Только хронологическое совпадение связывает эти Y-хромосомы с неолитом, так что, учитывая неточность генетической датировки, очень не помешали бы прямые свидетельства. Одно такое свидетельство дает расписная глиняная посуда и фигурки из раскопок неолитических поселений. Эту керамику, известную как «линейно-ленточная керамика», изготавливали на Ближнем Востоке, в колыбели неолитической революции, а также в Греции, на Балканах и в Южной Италии. Ученые из Стэнфордского университета, Рой Кинг и Питер Андерхилл, сравнили географическое распространение линейно-ленточной керамики с географией четырех линий Y-хромосомы, пришедших в Европу на заре неолита. Они обнаружили, что одна из этих линий, отмеченная мутацией M172, практически точно совпадает по распространению с культурой линейно-ленточной керамики{174}. В наши дни популяция с самой высокой частотой мутации M172 у мужчин обнаруживается в городе Конья, который расположен неподалеку от южного побережья Турции всего в 100 с небольшим километрах от знаменитого неолитического памятника Чатал-Хююк. В этом городе мутацию M172 в Y-хромосоме имеют не менее 40 % мужчин.

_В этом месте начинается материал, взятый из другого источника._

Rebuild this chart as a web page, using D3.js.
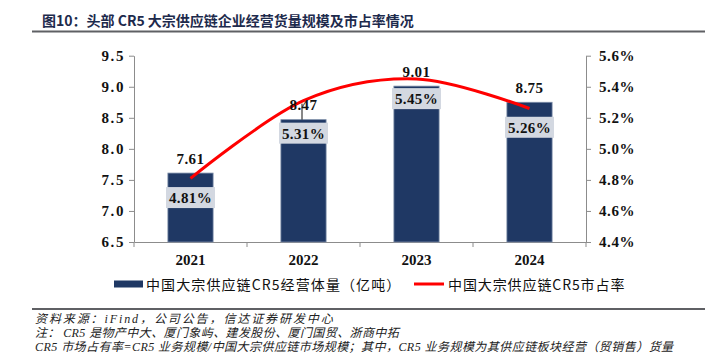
<!DOCTYPE html>
<html><head><meta charset="utf-8">
<script src="https://cdn.jsdelivr.net/npm/d3@7"></script>
<style>
html,body{margin:0;padding:0;background:#fff;}
svg{display:block;}
</style></head>
<body>
<svg id="c" width="716" height="355"></svg>
<script>
// ---- data ----
const years = ["2021", "2022", "2023", "2024"];
const volume = [7.61, 8.47, 9.01, 8.75];          // 亿吨
const share = [4.81, 5.31, 5.45, 5.26];           // %
const leftTicks = [6.5, 7.0, 7.5, 8.0, 8.5, 9.0, 9.5];
const rightTicks = [4.4, 4.6, 4.8, 5.0, 5.2, 5.4, 5.6];
const titleText = "图10：头部 CR5 大宗供应链企业经营货量规模及市占率情况";
const legendBar = "中国大宗供应链CR5经营体量（亿吨）";
const legendLine = "中国大宗供应链CR5市占率";
const footnotes = [
  "资料来源：iFind，公司公告，信达证券研发中心",
  "注： CR5 是物产中大、厦门象屿、建发股份、厦门国贸、浙商中拓",
  "CR5 市场占有率=CR5 业务规模/中国大宗供应链市场规模；其中，CR5 业务规模为其供应链板块经营（贸销售）货量"
];

// ---- layout ----
const L = 134, R = 586, T = 55.7, B = 242;
const boxGap = [14, 3, 2, 14.5];
const leader = [false, true, false, false];
const footSpacing = ["1.9px", "0.4px", "0.45px"];
const navy = "#1f3864", red = "#ff0000", axisCol = "#8c8c8c";
const serif = "'Liberation Serif','Times New Roman',serif";
const cjk = "'Noto Sans CJK SC','Liberation Serif',serif";
const footFont = "'Liberation Serif','Noto Sans CJK SC',serif";

const svg = d3.select("#c");

// title
svg.append("text").attr("x", 42).attr("y", 26)
  .attr("font-family", cjk).attr("font-weight", "bold").attr("font-size", 14)
  .attr("fill", "#1d2a4c").text(titleText);
svg.append("line").attr("x1", 32).attr("x2", 705).attr("y1", 31.5).attr("y2", 31.5)
  .attr("stroke", "#5f6064").attr("stroke-width", 2);

// scales
const xOuter = d3.scaleBand().domain(years).range([L, R]).padding(0);
const x = d3.scaleBand().domain(years).range([L, R]).paddingInner(0.6).paddingOuter(0.3);
const yL = d3.scaleLinear().domain([6.5, 9.5]).range([B, T]);
const yR = d3.scaleLinear().domain([4.4, 5.6]).range([B, T]);

// left axis
const gL = svg.append("g").attr("transform", `translate(${L},0)`)
  .call(d3.axisLeft(yL).tickValues(leftTicks).tickFormat(d3.format(".1f")).tickSize(5).tickSizeOuter(0).tickPadding(4));
gL.selectAll("path,line").attr("stroke", axisCol);
gL.selectAll("text").attr("font-family", serif).attr("font-weight", "bold")
  .attr("font-size", 15).attr("letter-spacing", "1.6px").attr("fill", "#111");

// right axis
const gR = svg.append("g").attr("transform", `translate(${R},0)`)
  .call(d3.axisRight(yR).tickValues(rightTicks).tickFormat(d => d3.format(".1f")(d) + "%").tickSize(5).tickSizeOuter(0).tickPadding(8));
gR.selectAll("path,line").attr("stroke", axisCol);
gR.selectAll("text").attr("font-family", serif).attr("font-weight", "bold")
  .attr("font-size", 15).attr("letter-spacing", "0.6px").attr("fill", "#111");

// bottom axis
const gB = svg.append("g").attr("transform", `translate(0,${B})`)
  .call(d3.axisBottom(xOuter).tickSize(0).tickSizeOuter(0).tickPadding(12));
gB.select("path").attr("stroke", axisCol);
gB.selectAll("text").attr("font-family", serif).attr("font-weight", "bold")
  .attr("font-size", 15).attr("fill", "#111");
const bounds = years.map(d => xOuter(d)).concat([R]);
svg.append("g").selectAll("line").data(bounds).join("line")
  .attr("x1", d => d).attr("x2", d => d).attr("y1", B).attr("y2", B + 5)
  .attr("stroke", axisCol);

// bars
const bars = years.map((y, i) => ({ y, v: volume[i], s: share[i], i }));
svg.append("g").selectAll("rect").data(bars).join("rect")
  .attr("x", d => x(d.y)).attr("width", x.bandwidth())
  .attr("y", d => yL(d.v)).attr("height", d => B - yL(d.v))
  .attr("fill", navy).attr("stroke", "#7d8da8").attr("stroke-width", 0.8);

// share label boxes
const gBox = svg.append("g");
bars.forEach(d => {
  const cx = x(d.y) + x.bandwidth() / 2;
  const top = yL(d.v) + boxGap[d.i];
  gBox.append("rect").attr("x", cx - 24.5).attr("y", top).attr("width", 49).attr("height", 21)
    .attr("fill", "#d3d8e1");
  gBox.append("text").attr("x", cx).attr("y", top + 16).attr("text-anchor", "middle")
    .attr("font-family", serif).attr("font-weight", "bold").attr("font-size", 15)
    .attr("letter-spacing", "0.4px").attr("fill", "#111").text(d3.format(".2f")(d.s) + "%");
});

// line
const line = d3.line()
  .x((d, i) => x(years[i]) + x.bandwidth() / 2)
  .y(d => yR(d))
  .curve(d3.curveCatmullRom.alpha(0));
svg.append("path").datum(share).attr("d", line)
  .attr("fill", "none").attr("stroke", red).attr("stroke-width", 3);

// value labels
const gVal = svg.append("g");
bars.forEach(d => {
  const cx = x(d.y) + x.bandwidth() / 2;
  const ty = yL(d.v) - (leader[d.i] ? 10 : 9);
  if (leader[d.i]) {
    gVal.append("line").attr("x1", cx - 1.5).attr("x2", cx - 1.5).attr("y1", ty - 6).attr("y2", yL(d.v))
      .attr("stroke", "#111").attr("stroke-width", 1);
  }
  gVal.append("text").attr("x", cx).attr("y", ty).attr("text-anchor", "middle")
    .attr("font-family", serif).attr("font-weight", "bold").attr("font-size", 15)
    .attr("letter-spacing", "0.4px").attr("fill", "#111").text(d3.format(".2f")(d.v));
});

// legend
svg.append("rect").attr("x", 114).attr("y", 280.5).attr("width", 29).attr("height", 7).attr("fill", navy);
svg.append("text").attr("x", 146).attr("y", 289.5).attr("font-family", cjk).attr("font-size", 14)
  .attr("letter-spacing", "1.1px").attr("fill", "#111").text(legendBar);
svg.append("line").attr("x1", 414).attr("x2", 444).attr("y1", 284).attr("y2", 284)
  .attr("stroke", red).attr("stroke-width", 3);
svg.append("text").attr("x", 448).attr("y", 289.5).attr("font-family", cjk).attr("font-size", 14)
  .attr("letter-spacing", "0.9px").attr("fill", "#111").text(legendLine);

// footer
svg.append("line").attr("x1", 32).attr("x2", 705).attr("y1", 309).attr("y2", 309)
  .attr("stroke", "#5f6064").attr("stroke-width", 2);
svg.append("g").selectAll("text").data(footnotes).join("text")
  .attr("x", 35).attr("y", (d, i) => 323 + i * 14)
  .attr("font-family", footFont).attr("font-style", "italic").attr("font-size", 12)
  .attr("letter-spacing", (d, i) => footSpacing[i])
  .attr("fill", "#222").text(d => d);
</script>
</body></html>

Эти находки подтверждают гипотезу о проникновении в Европу неолитических аграриев из окрестностей Чатал-Хююка, и их постепенном смешивании с аборигенами. Земледельческие практики и гончарные технологии пришельцев распространились повсеместно, а вот гены нет. Вопрос о том, не эти ли люди принесли в Европу праиндоевропейский язык, мы обсудим в главе 10.